Go through the records from the first line and retype each one exactly, stopping once the line with "const yTicks = [0, 1, 2, 3, 4, 5];" is done. Pictures are left out.
▶
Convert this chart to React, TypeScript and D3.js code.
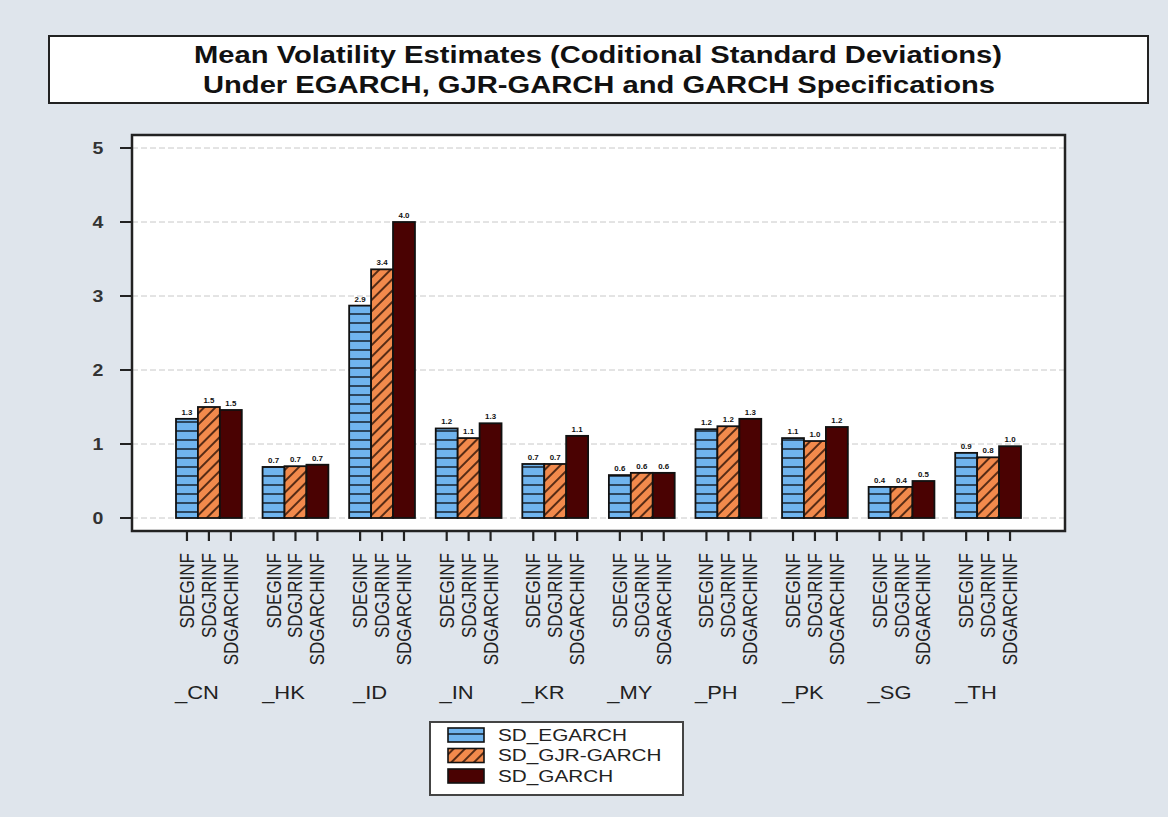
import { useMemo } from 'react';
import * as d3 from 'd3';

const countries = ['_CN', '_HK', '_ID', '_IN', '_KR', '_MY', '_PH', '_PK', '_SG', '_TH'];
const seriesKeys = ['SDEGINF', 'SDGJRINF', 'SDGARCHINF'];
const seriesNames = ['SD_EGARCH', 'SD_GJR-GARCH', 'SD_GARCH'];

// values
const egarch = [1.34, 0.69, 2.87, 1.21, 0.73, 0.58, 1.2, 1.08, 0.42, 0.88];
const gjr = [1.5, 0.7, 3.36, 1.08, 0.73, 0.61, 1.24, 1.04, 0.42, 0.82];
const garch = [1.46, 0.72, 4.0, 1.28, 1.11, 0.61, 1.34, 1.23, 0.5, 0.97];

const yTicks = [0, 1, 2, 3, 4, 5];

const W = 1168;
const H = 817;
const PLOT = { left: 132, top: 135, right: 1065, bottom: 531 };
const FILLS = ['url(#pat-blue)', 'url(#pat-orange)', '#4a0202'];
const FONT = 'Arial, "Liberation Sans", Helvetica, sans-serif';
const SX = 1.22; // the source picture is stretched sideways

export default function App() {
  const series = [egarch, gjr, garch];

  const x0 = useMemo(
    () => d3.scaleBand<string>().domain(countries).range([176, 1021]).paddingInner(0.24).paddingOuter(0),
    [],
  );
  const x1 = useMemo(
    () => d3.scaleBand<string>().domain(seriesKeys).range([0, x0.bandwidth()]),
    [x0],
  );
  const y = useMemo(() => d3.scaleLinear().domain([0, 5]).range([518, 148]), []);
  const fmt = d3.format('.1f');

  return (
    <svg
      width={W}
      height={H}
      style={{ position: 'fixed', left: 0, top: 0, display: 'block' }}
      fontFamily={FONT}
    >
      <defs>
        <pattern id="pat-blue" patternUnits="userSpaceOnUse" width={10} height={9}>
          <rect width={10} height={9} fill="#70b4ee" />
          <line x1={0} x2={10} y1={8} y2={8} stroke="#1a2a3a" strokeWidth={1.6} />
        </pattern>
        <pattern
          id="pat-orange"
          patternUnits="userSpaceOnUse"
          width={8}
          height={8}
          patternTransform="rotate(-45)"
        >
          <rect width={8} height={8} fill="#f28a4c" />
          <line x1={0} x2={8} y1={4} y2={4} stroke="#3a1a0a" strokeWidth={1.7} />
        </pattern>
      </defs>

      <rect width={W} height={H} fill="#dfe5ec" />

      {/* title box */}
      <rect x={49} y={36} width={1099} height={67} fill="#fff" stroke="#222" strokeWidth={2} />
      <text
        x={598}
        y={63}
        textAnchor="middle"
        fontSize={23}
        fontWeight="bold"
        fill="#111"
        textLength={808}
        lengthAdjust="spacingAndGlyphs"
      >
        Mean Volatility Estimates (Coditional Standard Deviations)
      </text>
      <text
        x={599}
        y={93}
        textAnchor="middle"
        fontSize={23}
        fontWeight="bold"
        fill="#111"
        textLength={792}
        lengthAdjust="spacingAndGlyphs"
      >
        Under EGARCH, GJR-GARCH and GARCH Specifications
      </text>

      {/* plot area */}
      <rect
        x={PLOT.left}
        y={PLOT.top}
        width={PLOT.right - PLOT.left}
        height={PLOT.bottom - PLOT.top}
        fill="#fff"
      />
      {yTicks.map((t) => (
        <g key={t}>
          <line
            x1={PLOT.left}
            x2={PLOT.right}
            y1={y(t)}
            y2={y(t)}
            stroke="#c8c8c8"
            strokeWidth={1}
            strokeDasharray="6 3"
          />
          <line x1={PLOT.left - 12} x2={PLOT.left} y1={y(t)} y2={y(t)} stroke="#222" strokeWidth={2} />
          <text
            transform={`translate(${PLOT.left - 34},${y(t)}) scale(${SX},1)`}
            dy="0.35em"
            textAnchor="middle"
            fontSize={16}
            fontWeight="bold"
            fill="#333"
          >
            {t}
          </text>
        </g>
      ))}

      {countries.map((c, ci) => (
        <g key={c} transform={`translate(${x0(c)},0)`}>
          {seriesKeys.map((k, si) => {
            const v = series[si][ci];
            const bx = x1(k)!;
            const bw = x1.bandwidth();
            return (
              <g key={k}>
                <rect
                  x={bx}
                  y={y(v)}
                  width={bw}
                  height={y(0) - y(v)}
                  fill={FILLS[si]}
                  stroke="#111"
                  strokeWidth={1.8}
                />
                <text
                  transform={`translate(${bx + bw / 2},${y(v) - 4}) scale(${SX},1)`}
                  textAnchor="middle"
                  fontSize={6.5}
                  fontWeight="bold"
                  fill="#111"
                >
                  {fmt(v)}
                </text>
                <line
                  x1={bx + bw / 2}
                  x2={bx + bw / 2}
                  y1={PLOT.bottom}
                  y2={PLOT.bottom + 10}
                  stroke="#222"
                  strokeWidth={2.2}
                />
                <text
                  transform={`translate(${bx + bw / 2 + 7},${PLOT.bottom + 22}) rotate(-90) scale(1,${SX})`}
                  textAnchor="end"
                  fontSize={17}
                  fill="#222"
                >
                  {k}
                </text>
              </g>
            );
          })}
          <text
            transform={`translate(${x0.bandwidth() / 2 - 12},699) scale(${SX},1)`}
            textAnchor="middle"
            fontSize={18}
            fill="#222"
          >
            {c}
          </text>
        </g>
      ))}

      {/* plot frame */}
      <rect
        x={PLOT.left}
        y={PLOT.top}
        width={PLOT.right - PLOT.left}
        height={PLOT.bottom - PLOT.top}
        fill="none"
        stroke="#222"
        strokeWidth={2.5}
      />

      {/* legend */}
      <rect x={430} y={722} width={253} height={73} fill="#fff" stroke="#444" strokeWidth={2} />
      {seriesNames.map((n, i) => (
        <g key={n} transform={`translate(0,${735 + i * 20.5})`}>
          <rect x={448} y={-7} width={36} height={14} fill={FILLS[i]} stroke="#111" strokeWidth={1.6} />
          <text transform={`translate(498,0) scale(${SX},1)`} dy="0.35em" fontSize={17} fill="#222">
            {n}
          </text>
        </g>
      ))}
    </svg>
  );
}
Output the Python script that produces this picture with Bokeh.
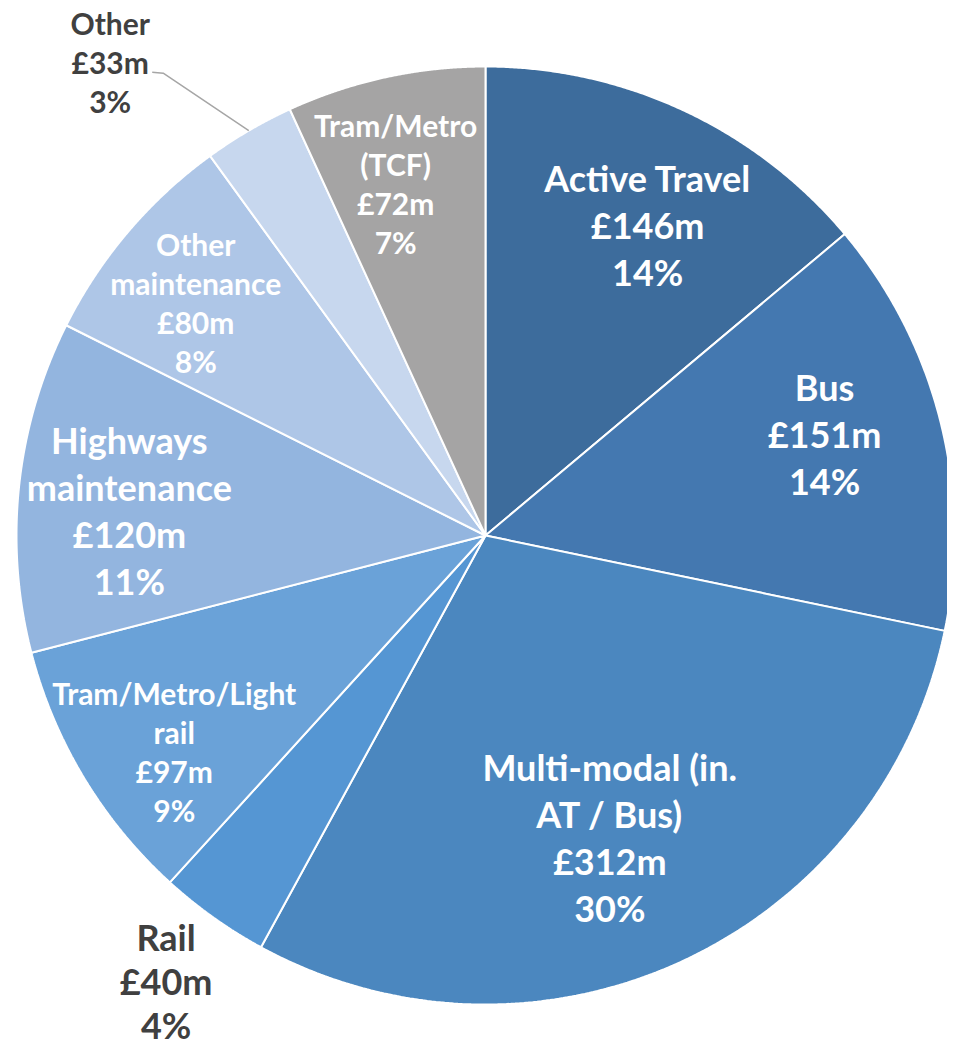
◀
Output below:
Convert this chart to React, TypeScript and D3.js code.
import { useMemo } from 'react';
import * as d3 from 'd3';

const countries = ['_CN', '_HK', '_ID', '_IN', '_KR', '_MY', '_PH', '_PK', '_SG', '_TH'];
const seriesKeys = ['SDEGINF', 'SDGJRINF', 'SDGARCHINF'];
const seriesNames = ['SD_EGARCH', 'SD_GJR-GARCH', 'SD_GARCH'];

// values
const egarch = [1.34, 0.69, 2.87, 1.21, 0.73, 0.58, 1.2, 1.08, 0.42, 0.88];
const gjr = [1.5, 0.7, 3.36, 1.08, 0.73, 0.61, 1.24, 1.04, 0.42, 0.82];
const garch = [1.46, 0.72, 4.0, 1.28, 1.11, 0.61, 1.34, 1.23, 0.5, 0.97];

const yTicks = [0, 1, 2, 3, 4, 5];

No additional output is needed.